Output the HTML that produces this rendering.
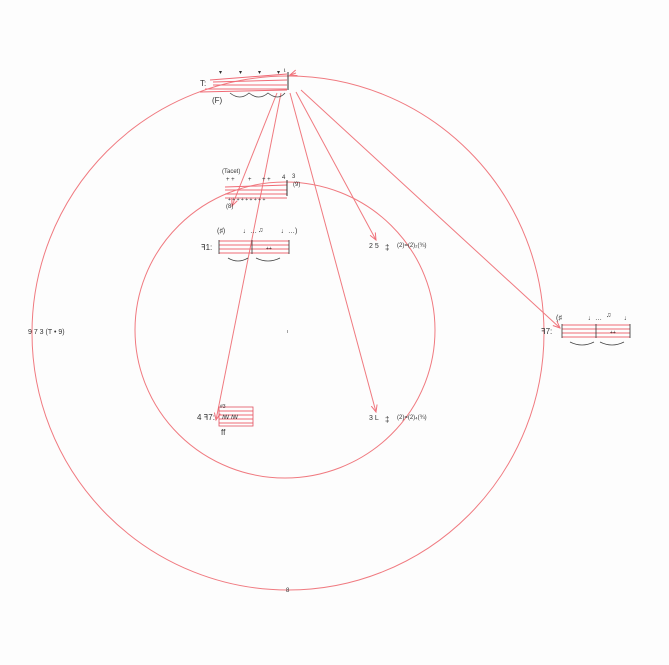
<!DOCTYPE html>
<html><head><meta charset="utf-8"><style>
html,body{margin:0;padding:0;background:#fdfdfd;}
svg{display:block}
text{font-family:"Liberation Sans",sans-serif;fill:#333;}
</style></head><body>
<svg width="669" height="665" viewBox="0 0 669 665" xmlns="http://www.w3.org/2000/svg">
<defs><marker id="a" markerWidth="8" markerHeight="8" refX="7" refY="4" orient="auto"><path d="M0,1 L7,4 L0,7" fill="none" stroke="#f0707a" stroke-width="1"/></marker></defs>
<g fill="none" stroke="#f07a80" stroke-width="1">
<ellipse cx="288" cy="333" rx="256" ry="257"/>
<ellipse cx="285" cy="330" rx="150" ry="148"/>
<path d="M296,73 L290,75" marker-end="url(#a)"/>
<line x1="277" y1="93" x2="232" y2="206" marker-end="url(#a)"/>
<line x1="281" y1="93" x2="216" y2="420" marker-end="url(#a)"/>
<line x1="290" y1="93" x2="376" y2="412" marker-end="url(#a)"/>
<line x1="296" y1="92" x2="376" y2="240" marker-end="url(#a)"/>
<line x1="301" y1="90" x2="560" y2="328" marker-end="url(#a)"/>
</g>
<!-- top staff -->
<g stroke="#f06a75" stroke-width="1">
<line x1="210" y1="80" x2="287" y2="74"/><line x1="213" y1="82" x2="287" y2="80"/><line x1="213" y1="85" x2="287" y2="85"/><line x1="205" y1="89" x2="287" y2="89"/>
<line x1="200" y1="92" x2="287" y2="90"/>
</g>
<line x1="288" y1="72" x2="288" y2="90" stroke="#333"/>
<text x="200" y="86" font-size="8">T:</text><text x="212" y="103" font-size="8">(F)</text>
<g font-size="6"><text x="219" y="74">▾</text><text x="239" y="74">▾</text><text x="258" y="74">▾</text><text x="277" y="74">▾</text><text x="284" y="72">ɩ</text></g>
<path d="M230,93 q10,8 19,0 q10,8 19,0 q10,8 17,0" stroke="#444" fill="none" stroke-width="0.8"/>
<!-- second staff -->
<g stroke="#f06a75" stroke-width="1">
<line x1="225" y1="187" x2="287" y2="185"/><line x1="225" y1="190" x2="287" y2="190"/><line x1="225" y1="194" x2="287" y2="194"/><line x1="225" y1="198" x2="287" y2="198"/></g>
<line x1="287" y1="180" x2="287" y2="196" stroke="#333"/>
<text x="222" y="173" font-size="6">(Tacet)</text>
<g font-size="6"><text x="226" y="181">+ +</text><text x="248" y="181">+</text><text x="262" y="181">+ +</text><text x="282" y="179">4</text><text x="292" y="178">3</text><text x="293" y="186">(9)</text></g>
<text x="228" y="201" font-size="5">+ + + + + + + + +</text><text x="226" y="208" font-size="6">(8)</text>
<!-- third staff -->
<g stroke="#f06a75" stroke-width="1">
<line x1="219" y1="241" x2="289" y2="241"/><line x1="219" y1="245" x2="289" y2="245"/><line x1="219" y1="249" x2="289" y2="249"/><line x1="219" y1="253" x2="289" y2="253"/></g>
<g stroke="#333" stroke-width="0.8"><line x1="219" y1="240" x2="219" y2="254"/><line x1="252" y1="240" x2="252" y2="254"/><line x1="289" y1="240" x2="289" y2="254"/></g>
<text x="201" y="250" font-size="8">ꟻ1:</text>
<g font-size="7"><text x="217" y="233">(♯)</text><text x="243" y="233">♩…</text><text x="258" y="232">♫</text><text x="281" y="233">♩…)</text></g>
<text x="266" y="250" font-size="5">++</text>
<path d="M228,258 q10,6 20,0 M256,258 q12,6 24,0" stroke="#444" fill="none" stroke-width="0.8"/>
<!-- right staff -->
<g stroke="#f06a75" stroke-width="1">
<line x1="562" y1="325" x2="630" y2="325"/><line x1="562" y1="329" x2="630" y2="329"/><line x1="562" y1="333" x2="630" y2="333"/><line x1="562" y1="337" x2="630" y2="337"/></g>
<g stroke="#333" stroke-width="0.8"><line x1="562" y1="324" x2="562" y2="338"/><line x1="596" y1="324" x2="596" y2="338"/><line x1="630" y1="324" x2="630" y2="338"/></g>
<text x="541" y="334" font-size="8">ꟻ7:</text>
<g font-size="7"><text x="556" y="320">(♯</text><text x="588" y="320">♩…</text><text x="606" y="317">♫</text><text x="624" y="320">♩</text></g>
<text x="610" y="334" font-size="5">++</text>
<path d="M570,342 q12,6 24,0 M600,342 q12,6 24,0" stroke="#444" fill="none" stroke-width="0.8"/>
<!-- bottom-left staff -->
<g stroke="#f06a75" stroke-width="1">
<line x1="219" y1="411" x2="253" y2="411"/><line x1="219" y1="415" x2="253" y2="415"/><line x1="219" y1="419" x2="253" y2="419"/><line x1="219" y1="423" x2="253" y2="423"/></g>
<rect x="219" y="407" width="34" height="19" fill="none" stroke="#e05060" stroke-width="0.8"/>
<text x="197" y="420" font-size="8">4 ꟻ7:</text><text x="222" y="419" font-size="6">ꟿ  ꟿ</text>
<text x="221" y="435" font-size="8">ff</text><text x="220" y="408" font-size="5">#3</text>
<!-- middle labels -->
<text x="369" y="248" font-size="7">2 5</text><text x="385" y="250" font-size="8">‡</text>
<text x="397" y="247" font-size="6">(2)=(2)₂(¾)</text>
<text x="369" y="420" font-size="7">3 L</text><text x="385" y="422" font-size="8">‡</text>
<text x="397" y="419" font-size="6">(2)=(2)₄(¾)</text>
<text x="28" y="334" font-size="7">9 7 3 (T • 9)</text>
<text x="286" y="592" font-size="6">8</text>
<text x="287" y="333" font-size="5">ı</text>
</svg>
</body></html>
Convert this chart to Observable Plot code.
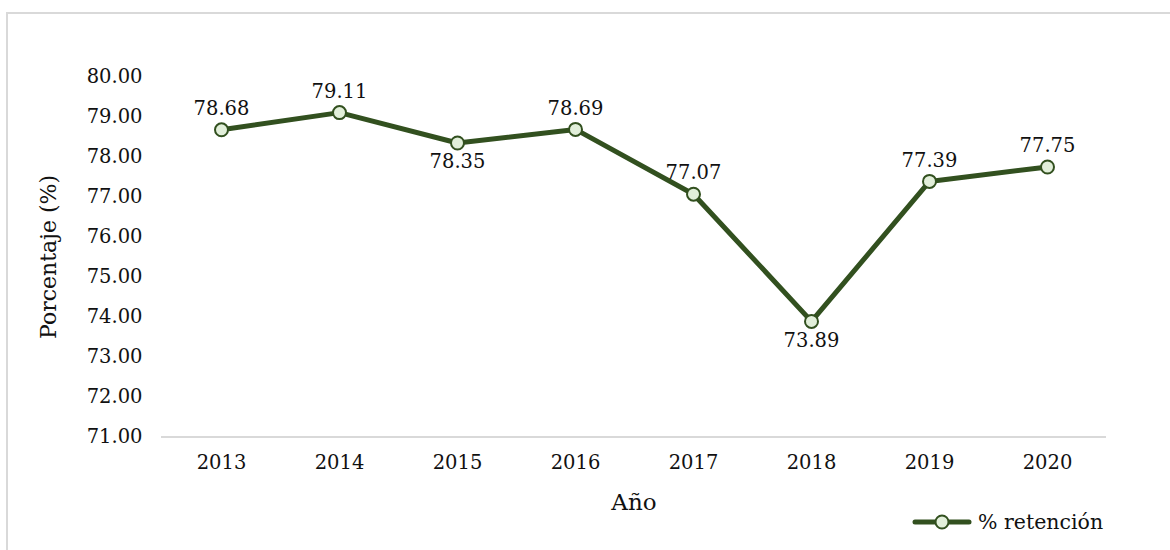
<!DOCTYPE html>
<html>
<head>
<meta charset="utf-8">
<script src="https://cdn.jsdelivr.net/npm/d3@7"></script>
<script src="https://cdn.jsdelivr.net/npm/@observablehq/plot@0.6"></script>
<style>
  body { margin: 0; background: #fff; }
  #wrap { position: relative; width: 1170px; height: 550px; overflow: hidden; font-family: "DejaVu Serif", serif; background: #fff; }
  #frame { position: absolute; left: 6px; top: 12px; width: 1400px; height: 800px; border: 2px solid #d9d9d9; box-sizing: border-box; }
  #chart { position: absolute; left: 0; top: 0; }
  #legend { position: absolute; left: 912px; top: 510px; display: flex; align-items: center; font-size: 20.5px; color: #111; white-space: nowrap; }
  #legend svg { margin-right: 6px; }
</style>
</head>
<body>
<div id="wrap">
  <div id="frame"></div>
  <div id="chart"></div>
  <div id="legend"></div>
</div>
<script>
const years = ["2013", "2014", "2015", "2016", "2017", "2018", "2019", "2020"];
const retention = [78.68, 79.11, 78.35, 78.69, 77.07, 73.89, 77.39, 77.75];
const labelSide = ["top", "top", "bottom", "top", "top", "bottom", "top", "top"];
const yTicks = [71, 72, 73, 74, 75, 76, 77, 78, 79, 80];
const seriesName = "% retención";
const xTitle = "Año";
const yTitle = "Porcentaje (%)";

const lineColor = "#32501f";
const markerFill = "#e2efda";

const data = years.map((year, i) => ({ year, value: retention[i], side: labelSide[i] }));

const chart = Plot.plot({
  width: 1170,
  height: 550,
  marginLeft: 161,
  marginRight: 64,
  marginTop: 76.5,
  marginBottom: 113.5,
  style: { fontFamily: "DejaVu Serif, serif", fontSize: "19.5px", color: "#111", background: "transparent", overflow: "visible" },
  x: { type: "point", domain: years, padding: 0.5 },
  y: { domain: [71, 80] },
  marks: [
    Plot.ruleY([71], { stroke: "#d9d9d9", strokeWidth: 2 }),
    Plot.axisY({ ticks: yTicks, tickSize: 0, tickPadding: 19, tickFormat: d => d.toFixed(2), label: null, fontSize: 19.5 }),
    Plot.axisX({ tickSize: 0, tickPadding: 18, label: null, fontSize: 19.5 }),
    Plot.text([xTitle], { frameAnchor: "bottom", dy: 66, lineAnchor: "middle", fontSize: 23, fill: "#111" }),
    Plot.text([yTitle], { frameAnchor: "left", dx: -113, rotate: -90, textAnchor: "middle", lineAnchor: "middle", fontSize: 22, fill: "#111" }),
    Plot.line(data, { x: "year", y: "value", stroke: lineColor, strokeWidth: 5, strokeLinejoin: "round" }),
    Plot.dot(data, { x: "year", y: "value", r: 6.5, fill: markerFill, stroke: lineColor, strokeWidth: 2 }),
    Plot.text(data.filter(d => d.side === "top"), { x: "year", y: "value", text: d => d.value.toFixed(2), dy: -21, fontSize: 19.5, fill: "#111" }),
    Plot.text(data.filter(d => d.side === "bottom"), { x: "year", y: "value", text: d => d.value.toFixed(2), dy: 19, fontSize: 19.5, fill: "#111" })
  ]
});
document.getElementById("chart").appendChild(chart);

const legend = document.getElementById("legend");
legend.innerHTML = `<svg width="60" height="20"><line x1="3" y1="10" x2="57" y2="10" stroke="${lineColor}" stroke-width="5" stroke-linecap="round"/><circle cx="30" cy="10" r="6.5" fill="${markerFill}" stroke="${lineColor}" stroke-width="2"/></svg><span>${seriesName}</span>`;
</script>
</body>
</html>
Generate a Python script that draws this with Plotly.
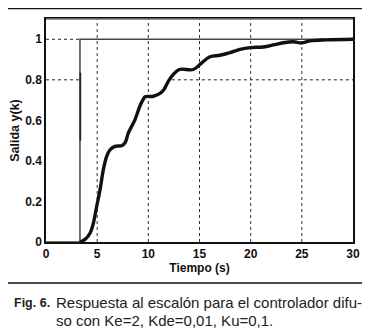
import plotly.graph_objects as go

# Data
ref_t = [0, 3.32, 3.32, 30]
ref_y = [0, 0, 1.0, 1.0]

spike_t = [3.36, 3.36]
spike_y = [0.5, 0.835]

resp_t = [3.32, 3.81, 4.3, 4.63, 4.95, 5.28, 5.6, 5.93, 6.26, 6.74, 7.4, 7.72, 8.05, 8.7, 9.19,
          9.5, 9.68, 10.49, 11.14, 11.53, 11.96, 12.45, 13.03, 14.4, 15.22, 16.03, 17.0, 17.99,
          18.96, 19.94, 21.24, 22.22, 23.2, 24.17, 25.0, 25.8, 27.44, 30.0]
resp_y = [0.0, 0.013, 0.043, 0.093, 0.175, 0.257, 0.356, 0.422, 0.455, 0.472, 0.475, 0.489, 0.538,
          0.604, 0.672, 0.703, 0.716, 0.719, 0.733, 0.752, 0.794, 0.827, 0.851, 0.851, 0.884,
          0.914, 0.921, 0.934, 0.95, 0.959, 0.962, 0.972, 0.983, 0.988, 0.982, 0.992, 0.997, 1.0]

x_ticks = [0, 5, 10, 15, 20, 25, 30]
y_ticks = [0, 0.2, 0.4, 0.6, 0.8, 1]
y_tick_text = ["0", "0.2", "0.4", "0.6", "0.8", "1"]

fig = go.Figure()
fig.add_trace(go.Scatter(x=ref_t, y=ref_y, mode="lines",
                         line=dict(color="#444444", width=1.5), showlegend=False))
fig.add_trace(go.Scatter(x=spike_t, y=spike_y, mode="lines",
                         line=dict(color="#222222", width=1.6), showlegend=False))
fig.add_trace(go.Scatter(x=resp_t, y=resp_y, mode="lines", line_shape="spline",
                         line=dict(color="#111111", width=3.4), showlegend=False))

shapes = []
for xv in x_ticks[1:-1]:
    shapes.append(dict(type="line", xref="x", yref="paper", x0=xv, x1=xv, y0=0, y1=1,
                       line=dict(color="#333333", width=1, dash="dot"), layer="below"))
shapes.append(dict(type="line", xref="x", yref="y", x0=0, x1=ref_t[1], y0=1, y1=1,
                   line=dict(color="#222222", width=1, dash="dot"), layer="below"))
shapes.append(dict(type="line", xref="x", yref="y", x0=0, x1=ref_t[1], y0=0.8, y1=0.8,
                   line=dict(color="#222222", width=1, dash="dot"), layer="below"))
shapes.append(dict(type="line", xref="x", yref="y", x0=12.3, x1=30, y0=0.8, y1=0.8,
                   line=dict(color="#222222", width=1, dash="dot"), layer="below"))
# top edge of the plot frame is lighter in the reference
shapes.append(dict(type="line", xref="paper", yref="paper", x0=0, x1=1, y0=1, y1=1,
                   line=dict(color="#777777", width=1.5)))
shapes.append(dict(type="rect", xref="paper", yref="paper", x0=-0.137, x1=1.042,
                   y0=-0.184, y1=1.047, line=dict(color="#111111", width=1.5)))

cap_font = dict(size=15, color="#222222", family="Liberation Sans, Arial, sans-serif")

fig.update_layout(
    width=362, height=325,
    margin=dict(l=38, r=17, t=11, b=91, autoexpand=False),
    paper_bgcolor="white", plot_bgcolor="white",
    font=dict(family="Liberation Sans, Arial, sans-serif", color="#111111"),
    shapes=shapes,
    xaxis=dict(range=[0, 30], tickvals=x_ticks, showgrid=False, zeroline=False,
               showline=True, linecolor="#111111", linewidth=1.5, mirror=True,
               ticks="", automargin=False,
               tickfont=dict(size=12, family="Liberation Sans", weight="bold"),
               title=dict(text="<b>Tiempo (s)</b>", font=dict(size=12), standoff=2)),
    yaxis=dict(range=[0, 1.1], tickvals=y_ticks, ticktext=y_tick_text, showgrid=False,
               zeroline=False, showline=True, linecolor="#111111", linewidth=1.5, mirror=True,
               ticks="", automargin=False,
               tickfont=dict(size=12, family="Liberation Sans", weight="bold"),
               title=dict(text="<b>Salida y(k)</b>", font=dict(size=12.5), standoff=4)),
    annotations=[
        dict(text="<b>Fig. 6.</b>", xref="paper", yref="paper", x=-0.1107, y=-0.2735,
             xanchor="left", yanchor="middle", showarrow=False,
             font=dict(size=12.5, color="#222222", family="Liberation Sans, Arial, sans-serif")),
        dict(text="Respuesta al escalón para el controlador difu-", xref="paper", yref="paper",
             x=0.026, y=-0.2735, xanchor="left", yanchor="middle", showarrow=False,
             font=cap_font),
        dict(text="so con Ke=2, Kde=0,01, Ku=0,1.", xref="paper", yref="paper",
             x=0.026, y=-0.3498, xanchor="left", yanchor="middle", showarrow=False,
             font=cap_font),
    ],
)

fig.write_html("out.html")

SHORT EXERCISE - Go through the listing above and pull out each line containing the word "this".

WRITTEN ANSWER -
Output the HTML that produces this rendering.
Convert this chart to Observable Plot code.
Generate a Python script that draws this with Plotly.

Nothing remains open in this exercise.